The Hovind case is something of a perfect storm of many things that I find very interesting.  I have followed churches getting in trouble for using corporation sole.  I have followed people with alternative views of taxation such as Irwin Schiff.  Talking to Ernie Land makes me feel like I have stepped into some of the books of my favorite horror writer F. Paul Wilson whose Repairman Jack lives in a universe where the world really is in the grip of a mind boggling conspiracy.  The theories that the Hovindicators tap into have deep roots in American history, my original calling.  Now I find that Kent Hovind has done a brilliant send-up of the prison industrial complex which give me significant common ground with him.

If you look at my blog you will find other story arcs running through it.  There is the Son-of-Boss debacle, the tax implications of gay marriage and the parsonage exclusion, which happens to be Bob Baty’s primary obsession.

The Kent Hovind story may be the most absorbing, but it is not really sui generis. Clearly I will be on it for a while longer.  The building mainstream coverage will allow for some more forbes.com posts soon.

How I See It Now


I’m still virtually certain that from the government side, this is not at all a matter of religious persecution.  For all his talk of not being a tax protester, Kent’s behavior is tax defiant.

On the other hand Kent’s view that it is a matter of religious principle, is probably sincerely held.  The best evidence of that is that he clearly could have organized his life to legitimately pay very little in the way of income tax.

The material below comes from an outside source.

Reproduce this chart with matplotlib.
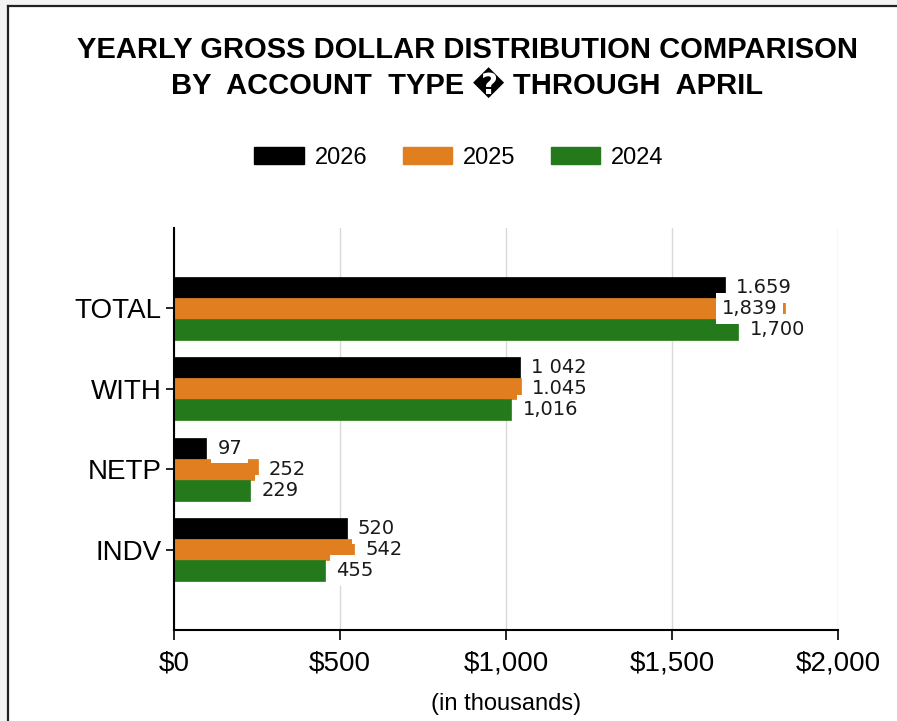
import matplotlib
matplotlib.use("Agg")
import matplotlib.pyplot as plt
from matplotlib.patches import Patch
from matplotlib.lines import Line2D
import numpy as np

categories = ["TOTAL", "WITH", "NETP", "INDV"]
series_names = ["2026", "2025", "2024"]
values_2026 = [1659, 1042, 97, 520]
values_2025 = [1839, 1045, 252, 542]
values_2024 = [1700, 1016, 229, 455]
label_2026 = ["1.659", "1 042", "97", "520"]
label_2025 = ["1,839", "1.045", "252", "542"]
label_2024 = ["1,700", "1,016", "229", "455"]
colors = ["#000000", "#E07E20", "#247A1A"]
xticks = [0, 500, 1000, 1500, 2000]
xtick_labels = ["$0", "$500", "$1,000", "$1,500", "$2,000"]

W, H = 897, 721
fig = plt.figure(figsize=(W / 100, H / 100), dpi=100)
fig.patch.set_facecolor("#f4f4f4")
fig.add_artist(plt.Rectangle((8 / W, 0), 1 - 8 / W, 1 - 6 / H, transform=fig.transFigure,
                             facecolor="white", edgecolor="none", zorder=-1))
fig.add_artist(Line2D([8 / W, 8 / W], [0, 1 - 6 / H], transform=fig.transFigure, color="#222222", lw=1.6))
fig.add_artist(Line2D([8 / W, 1], [1 - 6 / H, 1 - 6 / H], transform=fig.transFigure, color="#222222", lw=1.6))

ax = fig.add_axes([174 / W, 1 - 630 / H, (838 - 174) / W, (630 - 228) / H])
ax.set_facecolor("white")

y = np.arange(1, len(categories) + 1)
h = 0.262
all_vals = [values_2026, values_2025, values_2024]
all_labels = [label_2026, label_2025, label_2024]
for i, (vals, col, name) in enumerate(zip(all_vals, colors, series_names)):
    ax.barh(y + (i - 1) * h, vals, height=h, color=col, edgecolor=col, linewidth=0.5, zorder=2, label=name)

ax.set_xlim(0, 2000)
ax.set_ylim(5, 0)
ax.set_xticks(xticks)
ax.set_xticklabels(xtick_labels, fontsize=20, family="Liberation Sans")
ax.set_yticks(y)
ax.set_yticklabels(categories, fontsize=20, family="Liberation Sans")
ax.tick_params(axis="x", length=7, width=1.2, pad=8, colors="black")
ax.tick_params(axis="y", length=6, width=1.2, pad=3)
ax.grid(axis="x", color="#d9d9d9", lw=1, zorder=0)
ax.set_axisbelow(True)
for s in ["top", "right"]:
    ax.spines[s].set_visible(False)
ax.spines["left"].set_linewidth(1.5)
ax.spines["bottom"].set_linewidth(1.5)

# data labels
for i, (vals, labs) in enumerate(zip(all_vals, all_labels)):
    for j, (v, lab) in enumerate(zip(vals, labs)):
        yy = y[j] + (i - 1) * h
        if v + 230 > 2000:
            xy_off, ha = (-5, 0), "right"
        else:
            xy_off, ha = (8, 0), "left"
        ax.annotate(lab, xy=(v, yy), xytext=xy_off, textcoords="offset points",
                    ha=ha, va="center", fontsize=14, family="DejaVu Sans", color="#1a1a1a",
                    zorder=5 + i, annotation_clip=False,
                    bbox=dict(boxstyle="square,pad=0.3", facecolor="white", edgecolor="none"))

title_font = ["Liberation Sans", "DejaVu Sans"]
fig.text(467 / W, 1 - 50 / H, "YEARLY GROSS DOLLAR DISTRIBUTION COMPARISON",
         ha="center", va="center", fontsize=21, fontweight="bold", family=title_font)
fig.text(467 / W, 1 - 84 / H, "BY  ACCOUNT  TYPE \ufffd THROUGH  APRIL",
         ha="center", va="center", fontsize=21, fontweight="bold", family=title_font)

handles = [Patch(facecolor=c, edgecolor=c) for c in colors]
fig.legend(handles, series_names, loc="center", bbox_to_anchor=(459 / W, 1 - 158 / H),
           ncol=3, frameon=False, prop={"family": "Liberation Sans", "size": 17},
           handlelength=2.1, handleheight=0.75, columnspacing=1.5, handletextpad=0.45)

fig.text(506 / W, 1 - 704 / H, "(in thousands)", ha="center", va="center",
         fontsize=17, family="Liberation Sans")

fig.savefig("out.png", dpi=100, facecolor=fig.get_facecolor())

I also think that Kent is an original thinker and in a way brilliant.  The King James Version of the Bible is, with the works of Shakespeare, the bedrock of modern English.  The Bible has an enormous amount of deep spiritual wisdom and is in many ways part of the basis of Western civilization.  One of the primary reasons for widespread literacy in early modern times was so that people could read the Bible. It is understandable that some people become attached to the doctrine of scriptural inerrancy.  When you combine that with hyperliteralism there is enormous amount of cognitive dissonance with post Enlightenment science.

One way to resolve the dissonance is to figure the establishment science must be wrong.  That implies a massive conspiracy.  Once you buy that Kent and Ernie and Rudy and Sam and Dave start making sense.

I don’t buy it myself.  Fundamentally it is because I have at a deep level an optimistic view of human nature, except for sociopaths.  And the one thing that sociopaths are not very good at is conspiring with one another.  Sociopaths need minions who at a deep level are mensch.  I think that there are sociopaths involved in creating the material that supports the alternative tax theories, but I am virtually certain that Kent and any of the Hovindicators I have named are not among them.

I don’t think the cause of tax compliance is being furthered by Kent’s prosecution and I hope that the case goes away without egging on further tax mishegas.

If Kent ever gets to testify before Congress, I hope it about prison issues, where I am pretty much with him – except for the flogging and the increase in executions.